# Beekeepers beekeeping > Local associations >  Orkney

## Stromnessbees

There will be a weekend beekeeping event in Kirkwall on Sat 6th and Sun 7th of March:

Roger Patterson from the BBKA will introduce beginners to the art of beekeeping on the Saturday; on Sunday he will talk about more advanced topics like making increase and disease awareness. We'll also have a chance to discuss the way forward for Orkney beekeeping. 

The event will take place in the St. Magnus Centre, both days 10am to 4pm (lunchbreak 1-2pm) at a cost of £ 10 per day.

This is the first event of the newly formed Orkney Beekeepers' Association and we are inviting anybody interested to come along. You can book a ticket by emailing me: d@orcahotel.com or just turn up on the day.

Looking forward to a weekend of 'talking bees'

Doris Fischler

----------


## gavin

Enjoy the weekend, I hope that it goes well.

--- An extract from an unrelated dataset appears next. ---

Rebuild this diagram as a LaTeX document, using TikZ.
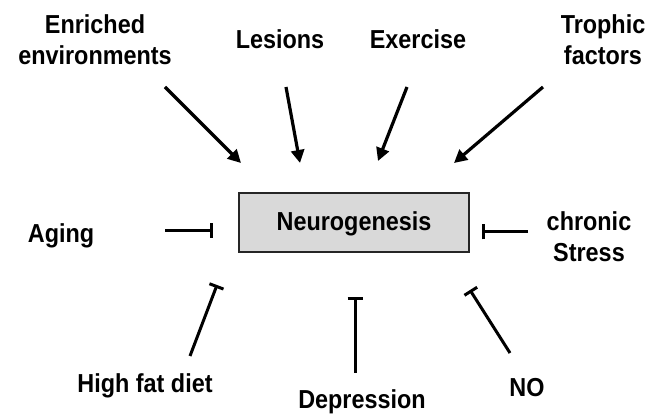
\documentclass[tikz,border=0pt]{standalone}
\usepackage{fontspec}
\setmainfont[FakeStretch=0.9]{Liberation Sans}
\usetikzlibrary{arrows.meta}
\begin{document}
\begin{tikzpicture}[x=1pt,y=-1pt,
  lbl/.style={font=\fontsize{26}{31}\selectfont\bfseries, align=center, inner sep=0pt},
  act/.style={line width=3.2pt, -{Triangle[length=13pt,width=13pt]}},
  inh/.style={line width=3pt, -{Bar[width=15pt,line width=3pt]}},
  box/.style={draw=black!85, line width=1.8pt, fill=black!15, minimum width=230pt, minimum height=59pt, inner sep=0pt}
]
\useasboundingbox (0,0) rectangle (649,414);
\node[box] (neuro) at (354,222.5) {};
\node[lbl] (neurotxt) at (354,224) {Neurogenesis};

\node[lbl] (enr) at (95,40) {Enriched\\environments};
\node[lbl] (les) at (280,39) {Lesions};
\node[lbl] (exe) at (418,39) {Exercise};
\node[lbl] (tro) at (603,40) {Trophic\\factors};
\node[lbl] (age) at (61,236) {Aging};
\node[lbl] (str) at (589,237) {chronic\\Stress};
\node[lbl] (hfd) at (145,386) {High fat diet};
\node[lbl] (dep) at (362,402) {Depression};
\node[lbl] (no) at (527,388) {NO};

\coordinate (enrS) at (165,87);  \coordinate (enrE) at (241,163);
\coordinate (lesS) at (286,87);  \coordinate (lesE) at (300,163);
\coordinate (exeS) at (407,87);  \coordinate (exeE) at (378,161);
\coordinate (troS) at (543,87);  \coordinate (troE) at (454,163);
\coordinate (ageS) at (165,231); \coordinate (ageE) at (213,231);
\coordinate (strS) at (528,232); \coordinate (strE) at (482,232);
\coordinate (hfdS) at (190,356); \coordinate (hfdE) at (217,285);
\coordinate (depS) at (355,373); \coordinate (depE) at (355,297);
\coordinate (noS) at (510,353);  \coordinate (noE) at (470,290);

\draw[act] (enrS) -- (enrE);
\draw[act] (lesS) -- (lesE);
\draw[act] (exeS) -- (exeE);
\draw[act] (troS) -- (troE);
\draw[inh] (ageS) -- (ageE);
\draw[inh] (strS) -- (strE);
\draw[inh] (hfdS) -- (hfdE);
\draw[inh] (depS) -- (depE);
\draw[inh] (noS) -- (noE);
\end{tikzpicture}
\end{document}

Give Roger all our best wishes from the 'other' forum!

G.

----------


## Stromnessbees

Thanks, Gavin

We had a great weekend! Roger's talks have us all fired up now to get the new Orkney Association going, with training sessions and maybe even an Association apiary.
He's also helping us to make it clear to everybody that no bees should be brought to Orkney due to its varroa-free status.
I am planning to try my hands at queen rearing this season, very much looking forward to it.

Doris
... by the way, it's a gorgeous day up here, with the bees gathering the first pollen of the year (crocus?).

----------